Le 1er novembre est l’un des fêtes les plus importante au Mexique. Pour l’occasion Elsa et Hugo, qui ont traversé les Amériques en van dans leur totalité, partagent avec nous leur expérience de fête des morts à Oaxaca.
Accrochez-vous !
No Halloween! Nosotros tambien tenemos nuestra cultura!
« Ce n’est pas Halloween ! Nous aussi nous avons notre culture ! » C’est avec ce slogan affiché sur les murs délavés des villes Mexicaines que les habitants s’apprêtent à fêter leur morts.
La Catrina, aussi belle que décharnée, orne avec une élégance macabre les devantures de magasins, places publiques et cimetières. Elle est entourée de tout un arsenal de crânes en sucre fluorescents, d’effroyables squelettes blancs à l’allure menaçante et de centaines de fleurs aux tons ocres qui, tamisés par la lumière chancelante des bougies, semblent annoncer la fin du monde ! Et tant qu’à profiter des dernières heures qu’il reste à vivre, autant que ce soit en musique ! C’est ainsi que les notes d’une harmonie rythmée et enjouée s’épandent sur les places publiques, parcourent en sillons les rues étroites des villes en fête jusqu’au cimetière où, insolentes et pernicieuses, elles s’infiltrent dans les tombes afin de réveiller les morts… Joueuses, elles viennent caresser les âmes de ces êtres qui, le temps d’une soirée, ressuscitent dans le coeur de ceux qui les ont aimés.
Alors s’ensuit une farandole de plaisirs, de rire, et de lumière. Les gens, regroupés en famille et amis autour des tombes chéries, boivent et mangent à la santé de l’âme défunte en partageant avec elle son met préféré. Maladroitement assis sur des chaises de fortune ou bien directement sur la tombe, les vivants et les morts s’entremêlent dans les plaisirs de la vie, confondant la mort elle-même qui, s’il n’était des squelettes et des crânes éparpillés tels des caricatures dans le cimetière, tomberait dans l’oubli. Les frontières n’existent plus. Vivants et morts; morts et vivants… Qu’importe ! Les rires ont remplacé les larmes et seul compte le plaisir du souvenir, celui qui rassemble; celui qui réconforte; celui qui guérit les plaies encore béantes. Il y a deux soirées passées ainsi, l’une pour les enfants et l’autre pour les adultes disparus du paysage quotidien.
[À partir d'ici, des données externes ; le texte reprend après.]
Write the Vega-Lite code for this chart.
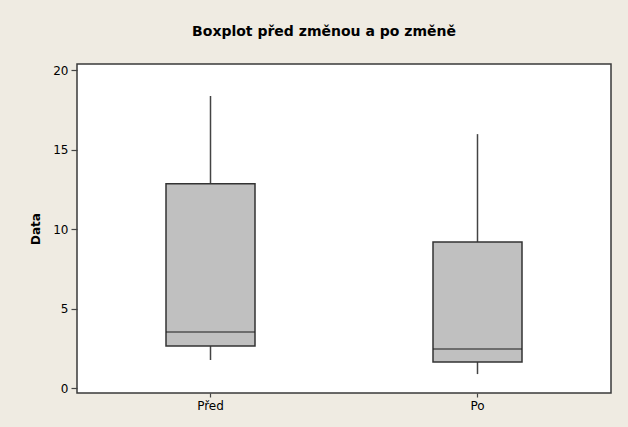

Les premiers ont droit à des sucreries et toutes sortes d’offrandes plus colorées et douces les unes que les autres tandis que les seconds, habitués à d’autres formes de délices, ont droit au verre de tequila ou d’un autre spiritueux consommé avec appétence !
La boulimie du plaisir n’est même pas cachée! Et pourquoi se modérer? La rue est en fête! La ville est en fête! La quasi totalité du pays est en fête! Politiciens, policiers, militaires… Chacun a ses morts à célébrer, les frontières sociales se dissolvent dans les vapeurs des réjouissances et jamais il n’aurait été donné de contempler la mort ainsi rassembler les vivants dans ce qu’ils ont de plus commun… la vie! Et c’est alors que le cimetière se transforme en jardin d’éden où les couleurs vives des décorations et des offrandes s’unissant à la tendre lumière des bougies, s’en vont retrouver les rires enlacés dans la musique pour former une extraordinaire farandole de joie et d’allégresse qui renverse les interdits! Alors il faut suivre le rythme, danser avec les souvenirs, et tourner, tourner et tourner encore pour retarder demain, pour ne pas le voir se lever avec le soleil et traîner avec lui, tel un boulet, le retour des frontières entre les mondes, immuables et distinctes comme de la roche… Ces frontières si solides qui obligeront les mondes à s’en retourner chacun de leur côté, qui dans sa tombe, qui dans sa routine, la larme à l’oeil jusqu’au prochain Dìa de los muertos…
El dia de los muertos
Certainement, la fête des morts est un incontournable de la culture mexicaine qui mêle dans une incroyable richesse, les coutumes païennes des peuples indigènes aux traditions chrétiennes coloniales.
Il en résulte un monde culturel extrêmement vaste et diversifié qui, tel un voyage, prend aux tripes et comble les sens.
“El Dìa de los muertos” en est un exemple généreux qui ne s’offre rien de mieux que la somptueuse ville de Oaxaca pour rayonner de tous ses feux. Et, si les citrouilles d’Halloween ont un je-ne-sais-quoi d’exotique, la Catrina et son charme funèbre vous ensorcelleront, sans aucun doute!